The book goes on to mention some implications of the Bernoulli effect using the example of lift:

Could someone please explain why the speed of the wind increases when it passes over a concave-down shaped structure such as the top of the wing shown here? What exactly causes that speed to increase? I assume it has something to do with the streamlines approaching each other, but why would that cause acceleration?

Answer 1

In the case of concave down part

The fluid that was initially flowing would have to shift a little bit upwards where there already exists fluid that was any way moving in that direction so at close approach to the surface there is same amount of fluid moving through lesser space and then we know

---

A1V1 = A2V2

Hence velocity increases similar way you can think for lower surface

Hope you can visualise

Answer 2

There is a very nice interpretation of this in 2D potential flow theory. The streamlines correspond to specific values of Lagrange's stream function $\psi$. it is defined by:

$u = \dfrac{\partial \psi}{\partial y}$ and $v =-\dfrac{\partial \psi}{\partial x}$.

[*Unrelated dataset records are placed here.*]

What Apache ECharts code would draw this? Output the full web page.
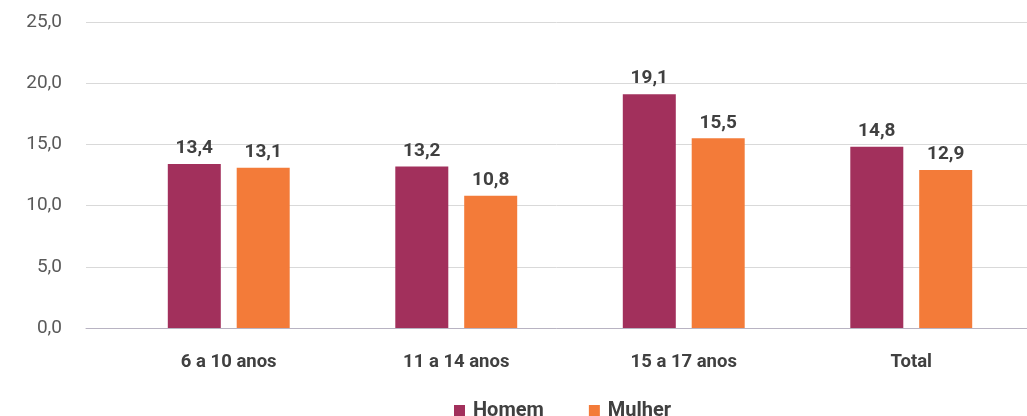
<!DOCTYPE html>
<html>
<head>
<meta charset="utf-8">
<script src="https://cdn.jsdelivr.net/npm/echarts@6/dist/echarts.min.js"></script>
<style>
  html, body { margin: 0; padding: 0; background: #fff; }
  #chart { width: 1027px; height: 416px; }
</style>
</head>
<body>
<div id="chart"></div>
<script>
  // dados do gráfico
  const categories = ['6 a 10 anos', '11 a 14 anos', '15 a 17 anos', 'Total']
  const homem = [13.4, 13.2, 19.1, 14.8]
  const mulher = [13.1, 10.8, 15.5, 12.9]
  const yTicks = [0, 5, 10, 15, 20, 25]

  const fmt = v => v.toFixed(1).replace('.', ',')

  const chart = echarts.init(document.getElementById('chart'))
  chart.setOption({
    animation: false,
    textStyle: { fontFamily: 'Roboto' },
    legend: {
      data: ['Homem', 'Mulher'],
      left: 449,
      top: 396,
      itemWidth: 11,
      itemHeight: 12,
      itemGap: 45,
      icon: 'rect',
      textStyle: { fontSize: 20, fontWeight: 'bold', color: '#404040', padding: [0, 0, 0, 3] }
    },
    grid: [
      { left: 86, right: 0, top: 22, bottom: 88 },
      { left: 115, right: 2, top: 22, bottom: 88 }
    ],
    xAxis: [
      {
        gridIndex: 0, type: 'value', min: 0, max: 1,
        axisLine: { show: true, onZero: false, lineStyle: { color: '#b8b3c2', width: 1 } },
        axisTick: { show: false }, axisLabel: { show: false }, splitLine: { show: false }
      },
      {
        gridIndex: 1, type: 'category', data: categories,
        axisLine: { show: false }, axisTick: { show: false },
        axisLabel: { margin: 25, fontSize: 18.5, fontWeight: 'bold', color: '#404040' }
      }
    ],
    yAxis: [
      {
        gridIndex: 0, type: 'value', min: yTicks[0], max: yTicks[yTicks.length - 1], interval: 5,
        axisLine: { show: false }, axisTick: { show: false },
        axisLabel: { margin: 24, fontSize: 19, color: '#595959', formatter: v => fmt(v) },
        splitLine: { lineStyle: { color: '#d9d9d9', width: 1 } }
      },
      {
        gridIndex: 1, type: 'value', min: yTicks[0], max: yTicks[yTicks.length - 1], interval: 5,
        show: false, splitLine: { show: false }
      }
    ],
    series: [
      {
        name: 'Homem', type: 'bar', xAxisIndex: 1, yAxisIndex: 1,
        data: homem, barWidth: 53, barGap: '30%',
        itemStyle: { color: '#a2305c' },
        label: {
          show: true, position: 'top', distance: 6,
          fontSize: 19, fontWeight: 'bold', color: '#404040',
          formatter: p => fmt(p.value)
        }
      },
      {
        name: 'Mulher', type: 'bar', xAxisIndex: 1, yAxisIndex: 1,
        data: mulher, barWidth: 53,
        itemStyle: { color: '#f37b39' },
        label: {
          show: true, position: 'top', distance: 6,
          fontSize: 19, fontWeight: 'bold', color: '#404040',
          formatter: p => fmt(p.value)
        }
      }
    ]
  })
</script>
</body>
</html>
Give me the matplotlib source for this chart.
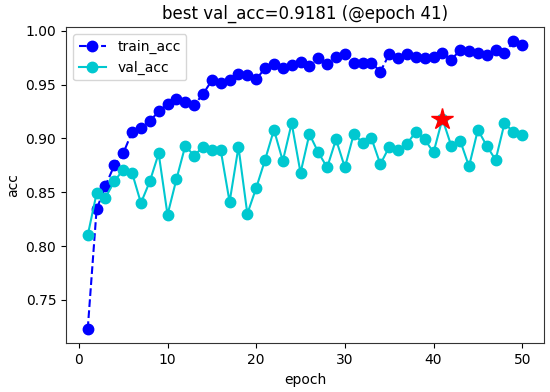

If you calculate the flow rate $Q$ per unit depth from one streamline (A) to another streamline (B)

$Q = \int_A^B[u,v]\cdot[n_x,n_y]ds,$

in which $[u,v]$ is the velocity vector and $[n_x,n_y]$ is the normal vector of the line integral from $A$ to $B$. The normal vector is given by $[dy,-dx]/ds$. Hence,

$Q = \int_A^B[u,v]\cdot[dy,-dx]=\int_A^B udy-vdx.$

Now, apply the definition of the stream function.

$Q = \int_A^B \dfrac{\partial \psi}{\partial y}dy-\left(-\dfrac{\partial \psi}{\partial x} \right)dx$

Observe that the expression in the integral equals the total derivative of $\psi$. So, we obtain:

$Q = \int_A^B d\psi=\psi(B)-\psi(A).$

EDIT: The tighter the streamlines get (we assume the Q is constant from one to the next streamline), due to the concave surface, the smaller will the distance d become. In order to still have constant $Q$ the velocity has to increase.